### Recorded data
================
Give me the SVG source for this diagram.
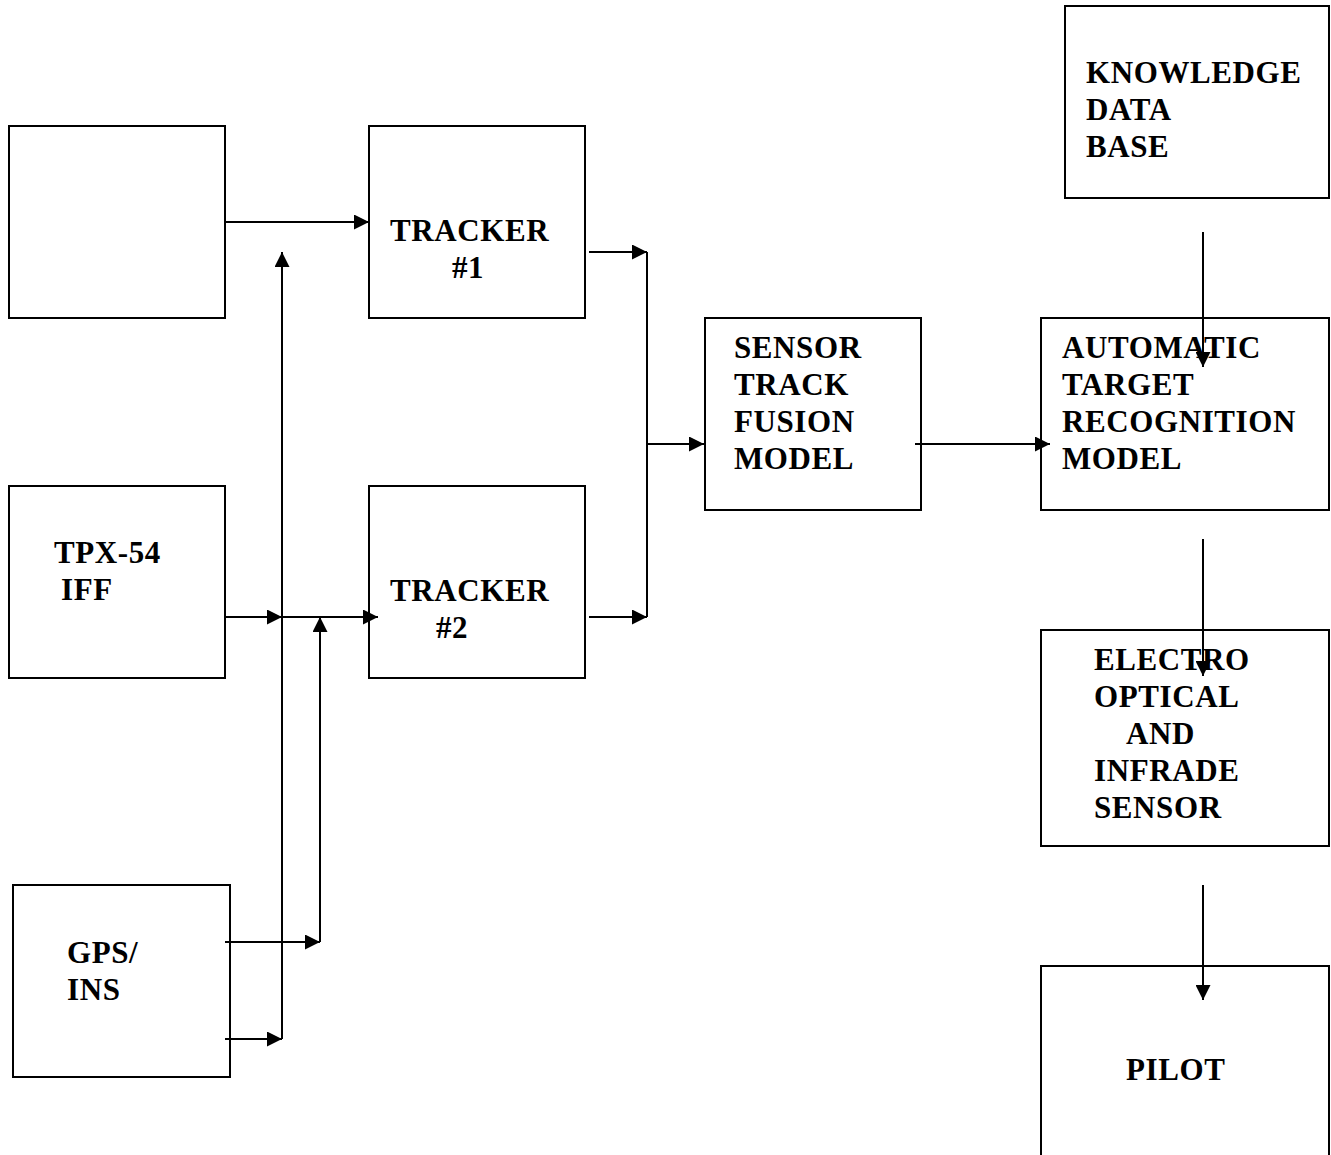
<svg xmlns="http://www.w3.org/2000/svg" width="1331" height="1155" viewBox="0 0 1331 1155">
<style>
.box{fill:#fff;stroke:#000;stroke-width:2}
.t{font-family:"Liberation Serif","Times New Roman",serif;font-weight:bold;font-size:31px;letter-spacing:0.6px;fill:#000}
.c{fill:none;stroke:#000;stroke-width:2}
</style>
<defs>
<marker id="ah" markerUnits="userSpaceOnUse" markerWidth="15" markerHeight="15" refX="15" refY="7.5" orient="auto">
<path d="M0,0 L15,7.5 L0,15 z" fill="#000"/>
</marker>
</defs>
<rect width="1331" height="1155" fill="#fff"/>
<g id="radar"><rect class="box" x="9" y="126" width="216" height="192"/></g>
<g id="tpx"><rect class="box" x="9" y="486" width="216" height="192"/><text class="t" x="54" y="563">TPX-54</text><text class="t" x="61" y="600">IFF</text></g>
<g id="gps"><rect class="box" x="13" y="885" width="217" height="192"/><text class="t" x="67" y="963">GPS/</text><text class="t" x="67" y="1000">INS</text></g>
<g id="tracker1"><rect class="box" x="369" y="126" width="216" height="192"/><text class="t" x="390" y="241">TRACKER</text><text class="t" x="452" y="278">#1</text></g>
<g id="tracker2"><rect class="box" x="369" y="486" width="216" height="192"/><text class="t" x="390" y="601">TRACKER</text><text class="t" x="436" y="638">#2</text></g>
<g id="fusion"><rect class="box" x="705" y="318" width="216" height="192"/><text class="t" x="734" y="358">SENSOR</text><text class="t" x="734" y="395">TRACK</text><text class="t" x="734" y="432">FUSION</text><text class="t" x="734" y="469">MODEL</text></g>
<g id="atr"><rect class="box" x="1041" y="318" width="288" height="192"/><text class="t" x="1062" y="358">AUTOMATIC</text><text class="t" x="1062" y="395">TARGET</text><text class="t" x="1062" y="432">RECOGNITION</text><text class="t" x="1062" y="469">MODEL</text></g>
<g id="knowledge"><rect class="box" x="1065" y="6" width="264" height="192"/><text class="t" x="1086" y="83">KNOWLEDGE</text><text class="t" x="1086" y="120">DATA</text><text class="t" x="1086" y="157">BASE</text></g>
<g id="eo"><rect class="box" x="1041" y="630" width="288" height="216"/><text class="t" x="1094" y="670">ELECTRO</text><text class="t" x="1094" y="707">OPTICAL</text><text class="t" x="1126" y="744">AND</text><text class="t" x="1094" y="781">INFRADE</text><text class="t" x="1094" y="818">SENSOR</text></g>
<g id="pilot"><path class="box" d="M1041,1160 V966 H1329 V1160"/><text class="t" x="1126" y="1080">PILOT</text></g>
<g id="connectors">
<path class="c" d="M225,222 H369" marker-end="url(#ah)"/>
<path class="c" d="M282,1039 V252" marker-end="url(#ah)"/>
<path class="c" d="M225,1039 H282" marker-end="url(#ah)"/>
<path class="c" d="M225,942 H320" marker-end="url(#ah)"/>
<path class="c" d="M320,942 V617" marker-end="url(#ah)"/>
<path class="c" d="M225,617 H282" marker-end="url(#ah)"/>
<path class="c" d="M282,617 H378" marker-end="url(#ah)"/>
<path class="c" d="M589,252 H647" marker-end="url(#ah)"/>
<path class="c" d="M589,617 H647" marker-end="url(#ah)"/>
<path class="c" d="M647,252 V617"/>
<path class="c" d="M647,444 H704" marker-end="url(#ah)"/>
<path class="c" d="M915,444 H1050" marker-end="url(#ah)"/>
<path class="c" d="M1203,232 V367" marker-end="url(#ah)"/>
<path class="c" d="M1203,539 V676" marker-end="url(#ah)"/>
<path class="c" d="M1203,885 V1000" marker-end="url(#ah)"/>
</g>
</svg>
================
### Directions for this task
Keep every word of the data as it is when you write it out, but drop the pictures.

### Solution below
Give me the SVG source for this diagram.
<svg xmlns="http://www.w3.org/2000/svg" width="1331" height="1155" viewBox="0 0 1331 1155">
<style>
.box{fill:#fff;stroke:#000;stroke-width:2}
.t{font-family:"Liberation Serif","Times New Roman",serif;font-weight:bold;font-size:31px;letter-spacing:0.6px;fill:#000}
.c{fill:none;stroke:#000;stroke-width:2}
</style>
<defs>
<marker id="ah" markerUnits="userSpaceOnUse" markerWidth="15" markerHeight="15" refX="15" refY="7.5" orient="auto">
<path d="M0,0 L15,7.5 L0,15 z" fill="#000"/>
</marker>
</defs>
<rect width="1331" height="1155" fill="#fff"/>
<g id="radar"><rect class="box" x="9" y="126" width="216" height="192"/></g>
<g id="tpx"><rect class="box" x="9" y="486" width="216" height="192"/><text class="t" x="54" y="563">TPX-54</text><text class="t" x="61" y="600">IFF</text></g>
<g id="gps"><rect class="box" x="13" y="885" width="217" height="192"/><text class="t" x="67" y="963">GPS/</text><text class="t" x="67" y="1000">INS</text></g>
<g id="tracker1"><rect class="box" x="369" y="126" width="216" height="192"/><text class="t" x="390" y="241">TRACKER</text><text class="t" x="452" y="278">#1</text></g>
<g id="tracker2"><rect class="box" x="369" y="486" width="216" height="192"/><text class="t" x="390" y="601">TRACKER</text><text class="t" x="436" y="638">#2</text></g>
<g id="fusion"><rect class="box" x="705" y="318" width="216" height="192"/><text class="t" x="734" y="358">SENSOR</text><text class="t" x="734" y="395">TRACK</text><text class="t" x="734" y="432">FUSION</text><text class="t" x="734" y="469">MODEL</text></g>
<g id="atr"><rect class="box" x="1041" y="318" width="288" height="192"/><text class="t" x="1062" y="358">AUTOMATIC</text><text class="t" x="1062" y="395">TARGET</text><text class="t" x="1062" y="432">RECOGNITION</text><text class="t" x="1062" y="469">MODEL</text></g>
<g id="knowledge"><rect class="box" x="1065" y="6" width="264" height="192"/><text class="t" x="1086" y="83">KNOWLEDGE</text><text class="t" x="1086" y="120">DATA</text><text class="t" x="1086" y="157">BASE</text></g>
<g id="eo"><rect class="box" x="1041" y="630" width="288" height="216"/><text class="t" x="1094" y="670">ELECTRO</text><text class="t" x="1094" y="707">OPTICAL</text><text class="t" x="1126" y="744">AND</text><text class="t" x="1094" y="781">INFRADE</text><text class="t" x="1094" y="818">SENSOR</text></g>
<g id="pilot"><path class="box" d="M1041,1160 V966 H1329 V1160"/><text class="t" x="1126" y="1080">PILOT</text></g>
<g id="connectors">
<path class="c" d="M225,222 H369" marker-end="url(#ah)"/>
<path class="c" d="M282,1039 V252" marker-end="url(#ah)"/>
<path class="c" d="M225,1039 H282" marker-end="url(#ah)"/>
<path class="c" d="M225,942 H320" marker-end="url(#ah)"/>
<path class="c" d="M320,942 V617" marker-end="url(#ah)"/>
<path class="c" d="M225,617 H282" marker-end="url(#ah)"/>
<path class="c" d="M282,617 H378" marker-end="url(#ah)"/>
<path class="c" d="M589,252 H647" marker-end="url(#ah)"/>
<path class="c" d="M589,617 H647" marker-end="url(#ah)"/>
<path class="c" d="M647,252 V617"/>
<path class="c" d="M647,444 H704" marker-end="url(#ah)"/>
<path class="c" d="M915,444 H1050" marker-end="url(#ah)"/>
<path class="c" d="M1203,232 V367" marker-end="url(#ah)"/>
<path class="c" d="M1203,539 V676" marker-end="url(#ah)"/>
<path class="c" d="M1203,885 V1000" marker-end="url(#ah)"/>
</g>
</svg>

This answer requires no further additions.